**Objective**
Skip the pictures, please, and write out exactly the lines from the opening of the data through the line containing "plt.rcParams['font.family'] = ['Lato', 'DejaVu".

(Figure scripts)

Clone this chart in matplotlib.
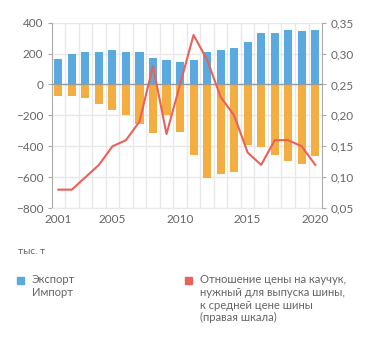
import numpy as np
import matplotlib.pyplot as plt

plt.rcParams['font.family'] = ['Lato', 'DejaVu Sans']

years = np.arange(2001, 2021)
export = [166, 198, 213, 213, 226, 209, 209, 170, 159, 146,
          159, 211, 226, 234, 273, 331, 335, 353, 344, 353]
imports = [-77, -73, -88, -125, -163, -196, -256, -316, -196, -305,
           -454, -604, -581, -566, -389, -402, -454, -493, -516, -462]
price_ratio = [0.08, 0.08, 0.10, 0.12, 0.15, 0.16, 0.19, 0.28, 0.17, 0.25,
               0.33, 0.29, 0.23, 0.20, 0.14, 0.12, 0.16, 0.16, 0.15, 0.12]

BLUE = '#5aa9df'
ORANGE = '#f4ad40'
RED = '#e9615a'
GRID = '#e8e8e8'
TXT = '#666666'

fig = plt.figure(figsize=(3.71, 3.43), dpi=100)
ax = fig.add_axes([0.139, 0.393, 0.729, 0.541])

ax.bar(years, export, width=0.6, color=BLUE, zorder=2)
ax.bar(years, imports, width=0.6, color=ORANGE, zorder=2)
ax.axhline(0, color='#9a9a9a', lw=1, zorder=3)

ax.set_xlim(2000.5, 2020.5)
ax.set_ylim(-800, 400)
ax.set_yticks(np.arange(-800, 401, 200))
ax.set_xticks([2001, 2005, 2010, 2015, 2020])
ax.set_xticks(np.arange(2001.5, 2020.5, 1), minor=True)
ax.grid(axis='y', color=GRID, lw=1, zorder=0)
ax.grid(axis='x', which='minor', color=GRID, lw=1, zorder=0)
ax.tick_params(axis='x', which='both', length=0, labelsize=8.5, colors=TXT, pad=4)
ax.tick_params(axis='y', length=3, width=0.8, color='#aaaaaa', labelsize=8.5,
               labelcolor=TXT, pad=3)
for s in ['top', 'right']:
    ax.spines[s].set_visible(False)
ax.spines['bottom'].set_color(GRID)
ax.spines['left'].set_color('#aaaaaa')

ax2 = ax.twinx()
ax2.plot(years, price_ratio, color=RED, lw=1.5, zorder=4)
ax2.set_ylim(0.05, 0.35)
ax2.set_yticks(np.arange(0.05, 0.351, 0.05))
ax2.set_yticklabels([f'{v:.2f}'.replace('.', ',') for v in np.arange(0.05, 0.351, 0.05)])
ax2.tick_params(axis='y', length=3, width=0.8, color='#aaaaaa', labelsize=8.5,
                labelcolor=TXT, pad=3)
for s in ['top', 'left', 'bottom']:
    ax2.spines[s].set_visible(False)
ax2.spines['right'].set_color('#aaaaaa')

# units and legend below the plot
fig.text(18 / 371, 1 - 252 / 343, 'тыс. т', fontsize=7.2, color=TXT, va='center')
fig.patches.append(plt.Rectangle((17 / 371, 1 - 284 / 343), 7 / 371, 7 / 343,
                                 transform=fig.transFigure, color=BLUE))
fig.text(32 / 371, 1 - 274 / 343, 'Экспорт\nИмпорт', fontsize=8.1, color=TXT,
         va='top', linespacing=1.2)
fig.patches.append(plt.Rectangle((185 / 371, 1 - 284 / 343), 7 / 371, 7 / 343,
                                 transform=fig.transFigure, color=RED))
fig.text(200 / 371, 1 - 274 / 343,
         'Отношение цены на каучук,\nнужный для выпуска шины,\nк средней цене шины\n(правая шкала)',
         fontsize=8.1, color=TXT, va='top', linespacing=1.2)

fig.savefig('out.png', dpi=100)
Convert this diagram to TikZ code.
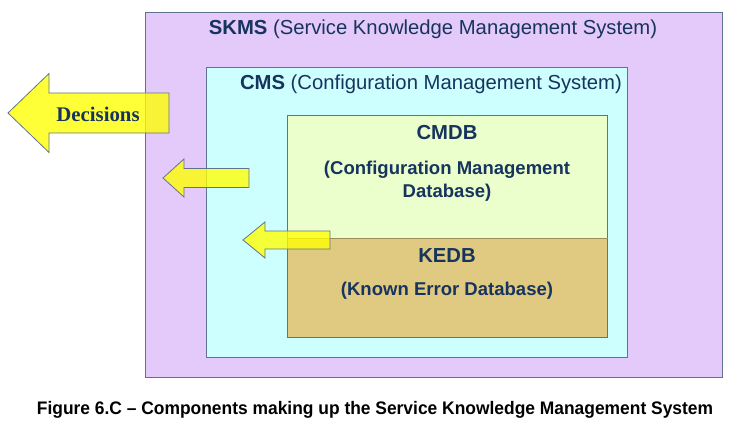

**Answer to the problem**
Clone this chart in matplotlib.
import numpy as np
import matplotlib.pyplot as plt

plt.rcParams['font.family'] = ['Lato', 'DejaVu Sans']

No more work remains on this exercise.